The study involved Bourton Group examining companies' progress over four years against four key performance measures: turnover, return of sales, return on capital employed and profit per employee. On each measure, Bourton selected the companies in the upper quartile in terms of performance improvement and found that there were significantly more empowered businesses in this group than those managed with a traditional approach.
The correlation between empowerment and performance was confirmed by further examination. For example, among the "more empowered" group (those scoring more than 50 per cent on the Bourton model) as a whole - rather than just those in the upper quartile - more than half had increased sales revenue by 30 per cent, ROS by 7 per cent, ROCE by 12 per cent or more and profit per employee by more than pounds 5,000. Conversely, among the less empowered group as a whole, half matched the sales revenue increase but only about a quarter matched the empowered group on the other three measures.

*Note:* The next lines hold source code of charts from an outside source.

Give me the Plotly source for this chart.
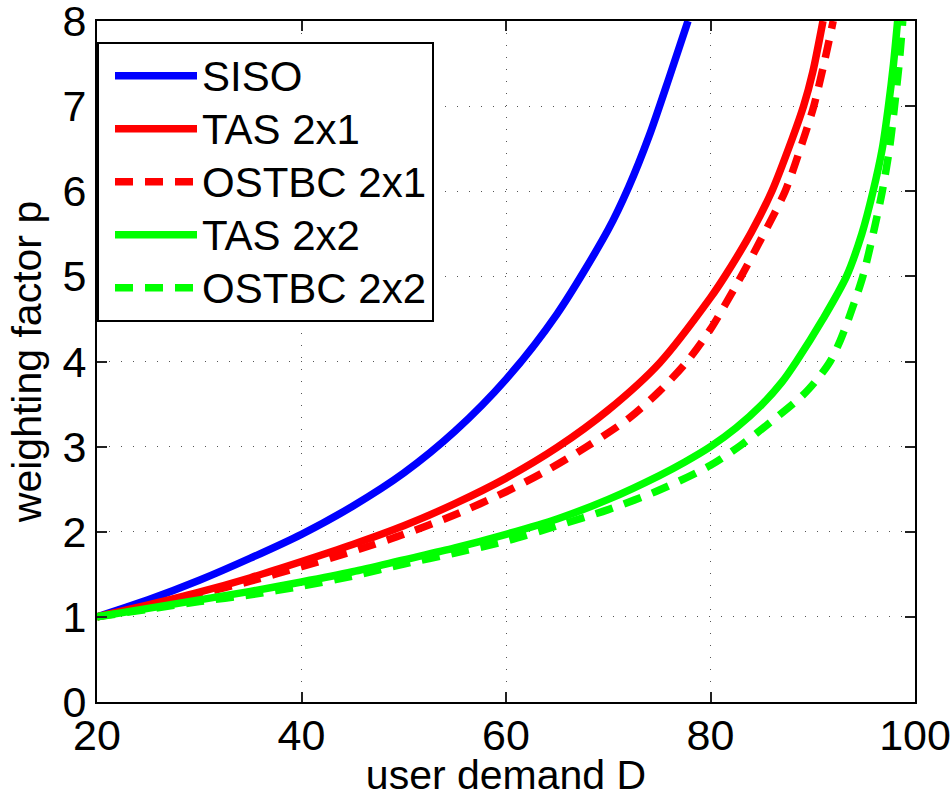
import plotly.graph_objects as go

# SISO
siso_D = [20, 25, 30, 35, 40, 45, 50, 55, 60, 65, 70, 72, 74, 76, 77.8]
siso_p = [1.0, 1.2, 1.43, 1.69, 1.97, 2.3, 2.69, 3.18, 3.79, 4.56, 5.55, 6.05, 6.65, 7.35, 8.0]

# TAS 2x1
tas21_D = [20, 25, 30, 35, 40, 45, 50, 55, 60, 65, 70, 75, 80, 81.4, 84, 86, 88, 89.1, 90, 91.0]
tas21_p = [1.0, 1.14, 1.29, 1.46, 1.65, 1.85, 2.07, 2.33, 2.63, 2.99, 3.43, 3.98, 4.75, 5.0, 5.52, 6.0, 6.62, 7.0, 7.4, 8.0]

# OSTBC 2x1
ost21_D = [20, 25, 30, 35, 40, 45, 50, 55, 60, 64, 67.9, 72, 75, 77.7, 80, 83.0, 85, 87.3, 89, 90.1, 91.1, 92.0]
ost21_p = [1.0, 1.13, 1.27, 1.42, 1.59, 1.77, 1.97, 2.2, 2.47, 2.72, 3.0, 3.33, 3.65, 4.0, 4.38, 5.0, 5.45, 6.0, 6.58, 7.0, 7.5, 8.0]

# TAS 2x2
tas22_D = [20, 25, 30, 35, 40, 45, 50, 55, 60, 65, 70, 75, 77.5, 80, 82.5, 85, 87, 88.4, 91, 93.3, 94.8, 95.9, 96.8, 97.4, 97.9, 98.3]
tas22_p = [1.0, 1.1, 1.2, 1.3, 1.41, 1.53, 1.67, 1.81, 1.97, 2.15, 2.38, 2.66, 2.82, 3.0, 3.22, 3.49, 3.76, 4.0, 4.5, 5.0, 5.5, 6.0, 6.5, 7.0, 7.5, 8.0]

# OSTBC 2x2
ost22_D = [20, 25, 30, 35, 40, 45, 50, 55, 60, 65, 70, 75, 80, 83, 86, 89, 90.5, 91.7, 92.7, 93.5, 94.9, 96.0, 96.8, 97.5, 98.0, 98.45, 98.8]
ost22_p = [1.0, 1.09, 1.18, 1.26, 1.36, 1.48, 1.62, 1.75, 1.89, 2.07, 2.26, 2.49, 2.78, 3.02, 3.3, 3.6, 3.8, 4.0, 4.25, 4.5, 5.0, 5.55, 6.0, 6.5, 7.0, 7.5, 8.0]

x_ticks = [20, 40, 60, 80, 100]
y_ticks = [0, 1, 2, 3, 4, 5, 6, 7, 8]

FONT = "Liberation Sans, Arial, Helvetica, sans-serif"
LW = 7.5
DASH = "18px,12px"

fig = go.Figure()
series = [
    ("SISO", siso_D, siso_p, "#0000ff", "solid"),
    ("TAS 2x1", tas21_D, tas21_p, "#ff0000", "solid"),
    ("OSTBC 2x1", ost21_D, ost21_p, "#ff0000", DASH),
    ("TAS 2x2", tas22_D, tas22_p, "#00ff00", "solid"),
    ("OSTBC 2x2", ost22_D, ost22_p, "#00ff00", DASH),
]
for name, xs, ys, col, dash in series:
    fig.add_trace(go.Scatter(
        x=xs, y=ys, mode="lines",
        name="<span style='font-size:42px'>" + name + "</span>",
        line=dict(color=col, width=LW, dash=dash, shape="spline", smoothing=0.8)))

axis_common = dict(
    showline=True, linecolor="black", linewidth=2, mirror="ticks",
    ticks="inside", ticklen=10, tickwidth=1.5, tickcolor="#222",
    showgrid=True, gridcolor="#555", gridwidth=1, griddash="1px,11px",
    zeroline=False, automargin=False, ticklabeloverflow="allow",
    tickfont=dict(family=FONT, size=43, color="black"),
)

fig.update_xaxes(range=[20, 100], tickvals=x_ticks, ticktext=[str(v) for v in x_ticks],
                 ticklabelstandoff=-6,
                 title=dict(text="user demand D", font=dict(family=FONT, size=41, color="black")),
                 **axis_common)
fig.update_yaxes(range=[0, 8], tickvals=y_ticks, ticktext=[str(v) for v in y_ticks],
                 title=dict(text="weighting factor p", font=dict(family=FONT, size=41, color="black"), standoff=8),
                 **axis_common)

fig.update_layout(
    width=951, height=798,
    margin=dict(l=97, r=36, t=21, b=96),
    paper_bgcolor="white", plot_bgcolor="white",
    font=dict(family=FONT, size=41, color="black"),
    legend=dict(x=0.0, y=0.969, xanchor="left", yanchor="top",
                bgcolor="white", bordercolor="black", borderwidth=2,
                font=dict(family=FONT, size=38.5, color="black"),
                itemwidth=82, indentation=11, tracegroupgap=0),
    showlegend=True,
)

fig.write_html("out.html")
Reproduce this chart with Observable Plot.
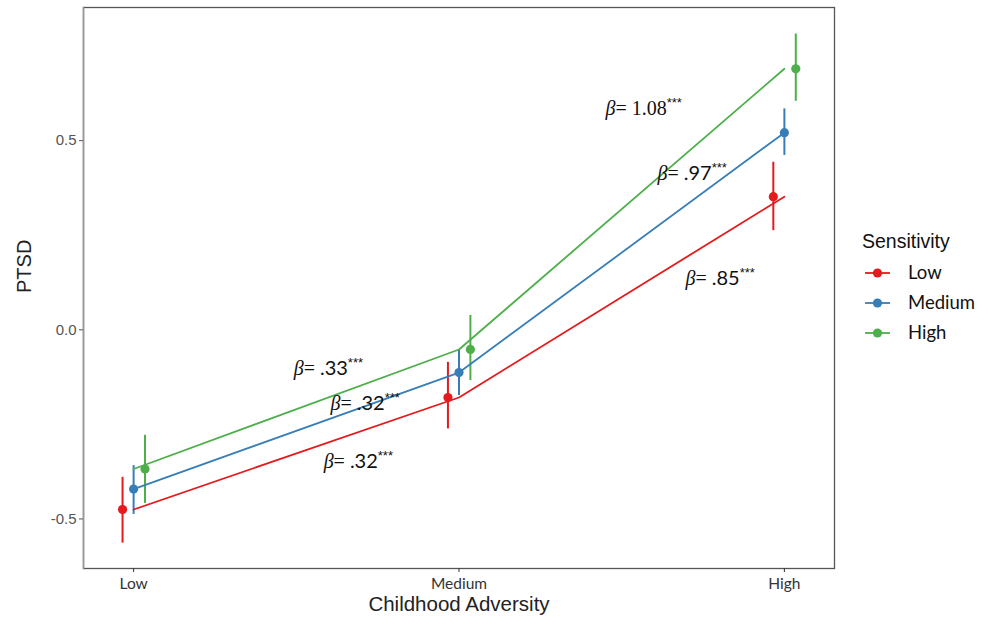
<!DOCTYPE html>
<html>
<head>
<meta charset="utf-8">
<script src="https://cdn.jsdelivr.net/npm/d3@7"></script>
<script src="https://cdn.jsdelivr.net/npm/@observablehq/plot@0.6"></script>
<style>
  html, body { margin: 0; padding: 0; background: #fff; }
  #wrap { position: relative; width: 991px; height: 624px; }
  #legend { position: absolute; left: 0; top: 0; }
</style>
</head>
<body>
<div id="wrap"></div>
<script>
// Adversity categories (x axis)
const categories = ["Low", "Medium", "High"];
// Sensitivity groups (series)
const series = ["Low", "Medium", "High"];
const colors = ["#E41A1C", "#377EB8", "#4DAF4A"];

// Means per sensitivity group across Low / Medium / High adversity
const meanLow    = [-0.475, -0.179, 0.352];
const meanMedium = [-0.421, -0.113, 0.521];
const meanHigh   = [-0.368, -0.052, 0.690];

// Error bar bounds
const lowerLow    = [-0.564, -0.262, 0.262];
const upperLow    = [-0.390, -0.086, 0.443];
const lowerMedium = [-0.488, -0.174, 0.461];
const upperMedium = [-0.359, -0.055, 0.584];
const lowerHigh   = [-0.459, -0.134, 0.604];
const upperHigh   = [-0.279, 0.038, 0.782];

// Slope annotations
const betaLabels = ["1.08", ".97", ".85", ".33", ".32", ".32"];
const betaX = [2.450, 2.610, 2.696, 1.492, 1.605, 1.584];
const betaY = [0.585, 0.413, 0.136, -0.102, -0.195, -0.348];

const yTicks = [-0.5, 0, 0.5];

const means = [meanLow, meanMedium, meanHigh];
const lowers = [lowerLow, lowerMedium, lowerHigh];
const uppers = [upperLow, upperMedium, upperHigh];
const dodge = [-0.034, 0, 0.035];

const data = [];
series.forEach((s, si) => {
  categories.forEach((c, ci) => {
    data.push({
      series: s,
      pos: ci + 1,
      dpos: ci + 1 + dodge[si],
      mean: means[si][ci],
      lower: lowers[si][ci],
      upper: uppers[si][ci]
    });
  });
});
const notes = betaLabels.map((l, i) => ({label: "β= " + l, x: betaX[i], y: betaY[i]}));

const chart = Plot.plot({
  width: 991,
  height: 624,
  marginLeft: 83,
  marginRight: 157,
  marginTop: 7,
  marginBottom: 56,
  style: {background: "#fff"},
  x: {domain: [0.846, 3.154], label: null, axis: null},
  y: {domain: [-0.631, 0.852], label: null, axis: null},
  color: {domain: series, range: colors},
  marks: [
    Plot.frame({stroke: "#555", strokeWidth: 1.3}),
    Plot.frame({anchor: "left", stroke: "#999", strokeWidth: 1.6}),
    Plot.axisY({ticks: yTicks, tickFormat: d => d.toFixed(1), tickSize: 4, tickPadding: 3,
      fontSize: 15, color: "#555", fontFamily: "Liberation Sans, Arial, sans-serif", label: null}),
    Plot.axisX({ticks: [1, 2, 3], tickFormat: d => categories[d - 1], tickSize: 4, tickPadding: 5,
      fontSize: 15.5, color: "#333", fontFamily: "Lato, sans-serif", label: null}),
    Plot.text(["Childhood Adversity"], {frameAnchor: "bottom", dy: 42, fontSize: 20.5,
      fill: "#222", fontFamily: "Liberation Sans, Arial, sans-serif"}),
    Plot.text(["PTSD"], {frameAnchor: "left", dx: -59, dy: 5, rotate: -90, fontSize: 20,
      fill: "#222", fontFamily: "Liberation Sans, Arial, sans-serif"}),
    Plot.ruleX(data, {x: "dpos", y1: "lower", y2: "upper", stroke: "series", strokeWidth: 2}),
    Plot.line(data, {x: "pos", y: "mean", stroke: "series", z: "series", strokeWidth: 1.8}),
    Plot.dot(data, {x: "dpos", y: "mean", fill: "series", r: 4.6}),
    Plot.text(notes, {x: "x", y: "y", text: "label", textAnchor: "start", lineAnchor: "middle",
      fontSize: 20, fill: "#111", fontFamily: "Liberation Serif, serif"})
  ]
});

// Style the slope annotations: italic beta, superscript stars
d3.select(chart).selectAll("text").each(function() {
  const t = this.textContent;
  if (!t.startsWith("β= ")) return;
  const num = t.slice(3);
  const sel = d3.select(this);
  sel.text(null);
  sel.append("tspan").attr("font-style", "italic").text("β");
  sel.append("tspan").text("= ");
  sel.append("tspan")
    .attr("font-family", num.startsWith("1") ? "Liberation Serif, serif" : "Lato, sans-serif")
    .text(num);
  sel.append("tspan").attr("font-size", 13).attr("dy", "-0.6em")
    .attr("font-family", "Liberation Sans, sans-serif").text("***");
});

const wrap = document.getElementById("wrap");
wrap.appendChild(chart);

// Legend
const leg = d3.select(wrap).append("svg").attr("id", "legend")
  .attr("width", 991).attr("height", 624).style("pointer-events", "none");
leg.append("text").attr("x", 862).attr("y", 248).attr("font-size", 19.5)
  .attr("font-family", "Liberation Sans, Arial, sans-serif").attr("fill", "#111").text("Sensitivity");
series.forEach((s, i) => {
  const cy = 273 + i * 30;
  leg.append("line").attr("x1", 865).attr("x2", 890).attr("y1", cy).attr("y2", cy)
    .attr("stroke", colors[i]).attr("stroke-width", 1.8);
  leg.append("circle").attr("cx", 877.5).attr("cy", cy).attr("r", 4.6).attr("fill", colors[i]);
  leg.append("text").attr("x", 908).attr("y", cy).attr("dy", "0.35em").attr("font-size", 18.5)
    .attr("font-family", "Lato, sans-serif").attr("fill", "#111").text(s);
});
</script>
</body>
</html>
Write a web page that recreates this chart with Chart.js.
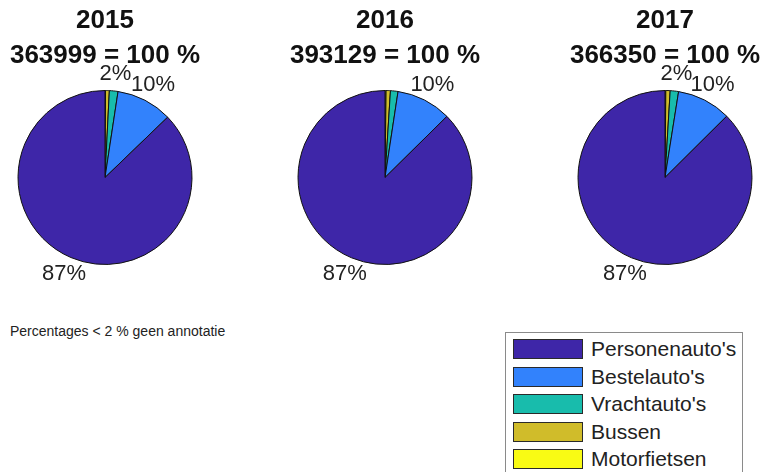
<!DOCTYPE html>
<html>
<head>
<meta charset="utf-8">
<script src="https://cdn.jsdelivr.net/npm/chart.js@4"></script>
<style>
  html, body { margin:0; padding:0; background:#fff; width:763px; height:472px; overflow:hidden; position:relative; font-family:'Liberation Sans', Arial, sans-serif; }
  .pie { position:absolute; top:0; width:210px; height:300px; }
  #note { position:absolute; left:10px; top:323px; font-size:14px; color:#222; white-space:nowrap; }
  #legend { position:absolute; left:505px; top:332px; width:238px; height:160px; border:1px solid #8a8a8a; box-sizing:border-box; background:#fff; }
  .item { position:absolute; left:7px; height:20px; }
  .sw { position:absolute; left:0; top:0; width:70px; height:20px; box-sizing:border-box; border:1.5px solid #2a2a2a; }
  .lt { position:absolute; left:78px; top:-3px; font-size:21px; color:#222; white-space:nowrap; line-height:26px; }
</style>
</head>
<body>
<canvas id="c0" class="pie" width="210" height="300" style="left:0px"></canvas>
<canvas id="c1" class="pie" width="210" height="300" style="left:280px"></canvas>
<canvas id="c2" class="pie" width="210" height="300" style="left:560px"></canvas>
<div id="note">Percentages &lt; 2 % geen annotatie</div>
<div id="legend"></div>
<script>
const years = ['2015', '2016', '2017'];
const totals = [363999, 393129, 366350];
const categories = ["Personenauto's", "Bestelauto's", "Vrachtauto's", "Bussen", "Motorfietsen"];
const colors = ['rgb(62,38,168)', 'rgb(50,130,252)', 'rgb(24,188,172)', 'rgb(208,188,42)', 'rgb(249,251,20)'];
const share2015 = [87.2, 10.4, 1.6, 0.7, 0.1];
const share2016 = [87.4, 10.2, 1.4, 0.8, 0.2];
const share2017 = [87.45, 10.05, 1.55, 0.8, 0.15];
const shares = [share2015, share2016, share2017];

const labelPlugin = {
  id: 'pctLabels',
  afterDatasetsDraw(chart) {
    const ctx = chart.ctx;
    const meta = chart.getDatasetMeta(0);
    const data = chart.data.datasets[0].data;
    const sum = data.reduce((a, b) => a + b, 0);
    ctx.save();
    ctx.font = '22px "Liberation Sans", Arial, sans-serif';
    ctx.fillStyle = '#222';
    ctx.textAlign = 'center';
    ctx.textBaseline = 'middle';
    meta.data.forEach((arc, i) => {
      const p = Math.round(data[i] / sum * 100);
      if (p < 2) return;
      const mid = (arc.startAngle + arc.endAngle) / 2;
      const r = arc.outerRadius * 1.2;
      ctx.fillText(p + '%', arc.x + Math.cos(mid) * r, arc.y + Math.sin(mid) * r);
    });
    ctx.restore();
  }
};

years.forEach((y, k) => {
  const vals = shares[k].slice().reverse();
  const cols = colors.slice().reverse();
  const labs = categories.slice().reverse();
  new Chart(document.getElementById('c' + k), {
    type: 'pie',
    data: {
      labels: labs,
      datasets: [{ data: vals, backgroundColor: cols, borderColor: '#111', borderWidth: 1, hoverOffset: 0 }]
    },
    options: {
      responsive: false,
      animation: false,
      events: [],
      rotation: 0,
      layout: { padding: { top: 0, bottom: 35, left: 0, right: 0 } },
      plugins: {
        legend: { display: false },
        tooltip: { enabled: false },
        title: {
          display: true,
          text: [y, totals[k] + ' = 100 %'],
          color: '#111',
          font: { family: '"Liberation Sans", Arial, sans-serif', size: 26, weight: 'bold', lineHeight: 1.35 },
          padding: { top: 3, bottom: 16.8 }
        }
      }
    },
    plugins: [labelPlugin]
  });
});

const legend = document.getElementById('legend');
categories.forEach((c, i) => {
  const it = document.createElement('div');
  it.className = 'item';
  it.style.top = (6 + i * 27.5) + 'px';
  const sw = document.createElement('div');
  sw.className = 'sw';
  sw.style.background = colors[i];
  const t = document.createElement('div');
  t.className = 'lt';
  t.textContent = c;
  it.appendChild(sw); it.appendChild(t);
  legend.appendChild(it);
});
</script>
</body>
</html>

In devising its empowerment audit, Bourton has identified four key themes in organisational empowerment - relationships, style, structure and communication, with such attitudes and techniques as trust and internal partnerships to the fore. By plotting these against 15 specific indicators, including such descriptions as "traditional", "participative" and "early self-directed", it has produced a 5x15 matrix. This then provides 75 options by which to profile individual organisations, and group views of current and aspirational levels of empowerment.
But though his firm has detected a clear link between empowerment and business performance, Mr Bissett is at pains to point out that it is not saying there is a correct approach for organisations to take. "Correct is a relative term for any organisation," he says.